Nicely composed landscapes and garden vignettes remind me of interesting city skylines. I'm sure you can picture some of the world's most famous city skylines right now if you tried - San Francisco, Sydney, Hong Kong, New York ... These skylines are compelling in a way that a suburban strip-mall is not. But why?
|Nicely composed shot of an interior SF Skyline|
A recent post by Danger Garden showing a sepia post card got me thinking about how to zero in on form in our backyard gardens. Let's try removing some of the color "noise".
With the colors gone the plant shapes and the over all 'garden skyline' become a bit more visible.
|My backyard garden in sepia tone|
Next lets convert the image to a sketch which will drop out much of the detail but still contains some reference to texture.
|Our backyard garden as a sketch|
Now that items in the background have been omitted, the garden skyline is emerging clearly!
One thing that popped out to me while sketching the above - the textures of this garden are almost exclusively coarse. Agave and Aloes have such a strong, rigid form. I
Next lets reduce each plant within the garden to a basic shape: globes, mounds, vase, towering rectangles, domes, blocks, mats etc.
Remove any hint of plant texture and our garden-scape is starting to resemble a city-scape! Aloe "Hercules" has turned into a skyscraper, the stone border is now a promenade and the gravel path a body of water.
If you squint, the SF skyline below has a very organic feel. The tangle of buildings and their right angles appear like a naturally occurring blanket of vegetation punctuated by a few taller buildings - some with interesting shapes like the Transamerica Pyramid. This picture lacks some of the bigger more dramatic structures of other skylines but it's still pleasing. It feels harmonious somehow.
Shopping malls on the other hand lack that certain something that draws tourists from around the world. This shot feels... flat and without spirit ( though no fault of the photographer - it's just the subject matter)
What's different between the two pictures and why does it even matter to someone like me puttering in his garden? I can't help but feel there is some lesson to be drawn from the difference between these panoramic shots.

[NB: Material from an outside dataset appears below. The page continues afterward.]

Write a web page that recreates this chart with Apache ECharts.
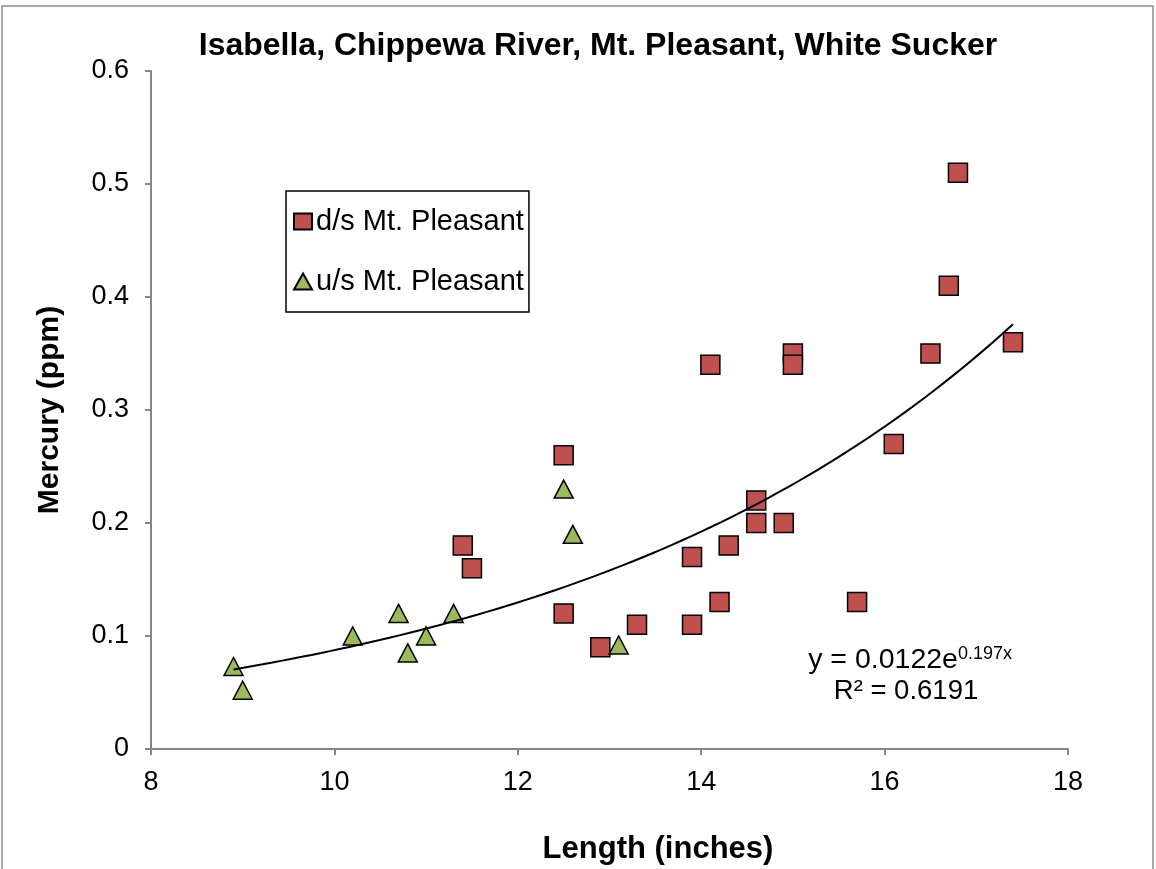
<!DOCTYPE html>
<html>
<head>
<meta charset="utf-8">
<script src="https://cdn.jsdelivr.net/npm/echarts@6/dist/echarts.min.js"></script>
<style>html,body{margin:0;padding:0;background:#fff}#c{width:1156px;height:869px}</style>
</head>
<body>
<div id="c"></div>
<script>
// Data
const dsLength = [11.4, 11.5, 12.5, 12.5, 12.9, 13.3, 13.9, 13.9, 14.1, 14.2, 14.3, 14.6, 14.6, 14.9, 15.0, 15.0, 15.7, 16.1, 16.5, 16.7, 16.8, 17.4];
const dsMercury = [0.18, 0.16, 0.26, 0.12, 0.09, 0.11, 0.17, 0.11, 0.34, 0.13, 0.18, 0.22, 0.20, 0.20, 0.35, 0.34, 0.13, 0.27, 0.35, 0.41, 0.51, 0.36];
const usLength = [8.9, 9.0, 10.2, 10.7, 10.8, 11.0, 11.3, 12.5, 12.6, 13.1];
const usMercury = [0.073, 0.052, 0.10, 0.12, 0.085, 0.10, 0.12, 0.23, 0.19, 0.092];
// Exponential trendline printed on the chart: y = a * e^(b x), over the data range
const trendA = 0.0122;
const trendB = 0.197;
const trendRange = [8.9, 17.4];
const seriesNames = ['d/s Mt. Pleasant', 'u/s Mt. Pleasant'];

const trend = [];
const steps = 80;
for (let i = 0; i <= steps; i++) {
  const x = trendRange[0] + (trendRange[1] - trendRange[0]) * i / steps;
  trend.push([x, trendA * Math.exp(trendB * x)]);
}

const chart = echarts.init(document.getElementById('c'), null, {renderer: 'canvas'});
const axisGray = '#868686';
const font = 'Liberation Sans, Arial, sans-serif';
chart.setOption({
  animation: false,
  backgroundColor: '#fff',
  textStyle: {fontFamily: font},
  grid: {left: 151, right: 88, top: 71, bottom: 120, containLabel: false},
  xAxis: {
    type: 'value', min: 8, max: 18, interval: 2,
    axisLine: {show: true, lineStyle: {color: axisGray, width: 2}},
    axisTick: {show: true, length: 6, lineStyle: {color: axisGray, width: 2}},
    axisLabel: {fontSize: 27, color: '#000', margin: 20, fontFamily: font},
    splitLine: {show: false}
  },
  yAxis: {
    type: 'value', min: 0, max: 0.6, interval: 0.1,
    name: 'Mercury (ppm)', nameLocation: 'middle', nameGap: 86,
    nameTextStyle: {fontSize: 30, fontWeight: 'bold', color: '#000', fontFamily: font},
    axisLine: {show: true, lineStyle: {color: axisGray, width: 2}},
    axisTick: {show: true, length: 6, lineStyle: {color: axisGray, width: 2}},
    axisLabel: {fontSize: 27, color: '#000', margin: 22, fontFamily: font,
      formatter: v => String(Math.round(v * 10) / 10)},
    splitLine: {show: false}
  },
  legend: {
    orient: 'vertical', left: 286, top: 191,
    data: seriesNames,
    borderColor: '#000', borderWidth: 1.5, borderRadius: 0,
    padding: [16, 5, 16, 7], itemGap: 31, itemWidth: 18, itemHeight: 16,
    textStyle: {fontSize: 29, color: '#000', fontFamily: font, padding: [0, 0, 0, -1]}
  },
  graphic: [
    {type: 'rect', shape: {x: 2, y: 6, width: 1151, height: 870}, style: {fill: 'none', stroke: '#8c8c8c', lineWidth: 1.5}, silent: true},
    {type: 'text', x: 598, y: 46, style: {text: 'Isabella, Chippewa River, Mt. Pleasant, White Sucker', fontSize: 32, fontWeight: 'bold', fontFamily: font, fill: '#000', align: 'center', verticalAlign: 'middle'}},
    {type: 'text', x: 658, y: 849, style: {text: 'Length (inches)', fontSize: 31, fontWeight: 'bold', fontFamily: font, fill: '#000', align: 'center', verticalAlign: 'middle'}},
    {type: 'text', x: 1012, y: 660, style: {
      text: '{b|y = 0.0122e}{s|0.197x}', align: 'right', verticalAlign: 'middle', fontFamily: font,
      rich: {b: {fontSize: 28.5, fill: '#000', fontFamily: font}, s: {fontSize: 18, fill: '#000', fontFamily: font, verticalAlign: 'top', padding: [0,0,12,0]}}}},
    {type: 'text', x: 906, y: 691, style: {text: 'R² = 0.6191', fontSize: 27.5, fontFamily: font, fill: '#000', align: 'center', verticalAlign: 'middle'}}
  ],
  series: [
    {
      name: seriesNames[0], type: 'scatter', symbol: 'rect', symbolSize: 19,
      data: dsLength.map((x, i) => [x, dsMercury[i]]),
      itemStyle: {color: '#C0504D', borderColor: '#000', borderWidth: 1.5, opacity: 1},
      z: 3
    },
    {
      name: seriesNames[1], type: 'scatter', symbol: 'triangle', symbolSize: [19, 18],
      data: usLength.map((x, i) => [x, usMercury[i]]),
      itemStyle: {color: '#9BBB59', borderColor: '#000', borderWidth: 1.5, opacity: 1},
      z: 3
    },
    {
      name: 'trend', type: 'line', data: trend, showSymbol: false, symbol: 'none',
      lineStyle: {color: '#000', width: 2}, z: 4, silent: true
    }
  ]
});
</script>
</body>
</html>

The mall shot could be almost anywhere. There is no sense of place unlike the SF shot which is somewhat uniquely placed on a hill behind a body of water. The San Francisco skyline is iconic so it's a bit unfair to compare these two images but at the same time great city skylines are iconic because they are unique! A mall image is not iconic because it is not unique. I'm not saying every garden should be iconic but it helps if a garden has some "spirit of place". As an aside and if you'd like to dig deeper into the implications of the "forces of nowhere" here's an essay entitled "The Architecture of Social Isolation" with some interesting thoughts on our modern society.
The skyline photo above of SF feels harmonious partly because of a rough symmetry. The silhouette builds to a center high point and falls away on either side - not precisely but in an asymmetric, organic fashion you might expect from a place that's been built, burned down, and rebuilt over many decades. If you have ever worked in, lived in or visited a city like San Francisco then you've seen the continual construction that takes place. Like a forest it is a place of constant renewal. I don't mean to pick on malls but they are static things - they grow all at once and then seldom, if ever, change until they are torn down and replaced.
I'm starting to wander now... but what happens when gardens and city skylines are combined?
|Highline Gardens in New York|
I'd love to see the Highline Gardens of New York some day. They deftly borrow offsite views of the city skyline so that a 'flat' garden still has a visual pop. Imagine this same planting surrounded by a suburban style wooden fence; it wouldn't be nearly as interesting.
Back in SF a new elevated transit corridor was recently completed after many years of planning and construction (for awhile I worked next door to part of the construction). It was a massive project.
|Section of the SF Transbay Transit Terminal from the street|
Up top a few trees can be seen peaking over the edge.
|SF Transit Center Rooftop Garden|
Garden and city skylines expertly woven together. For some reason this feels like we are on the road to OZ where adventure awaits!
|Rooftop Aloe trees in the heart of San Francisco!|
After this long ramble I'm not sure what to take way other than I'll be paying more attention to the outline of my garden endeavors going forward. On a smaller scale it should be possible to capture some of what an engaging city skyline has to offer.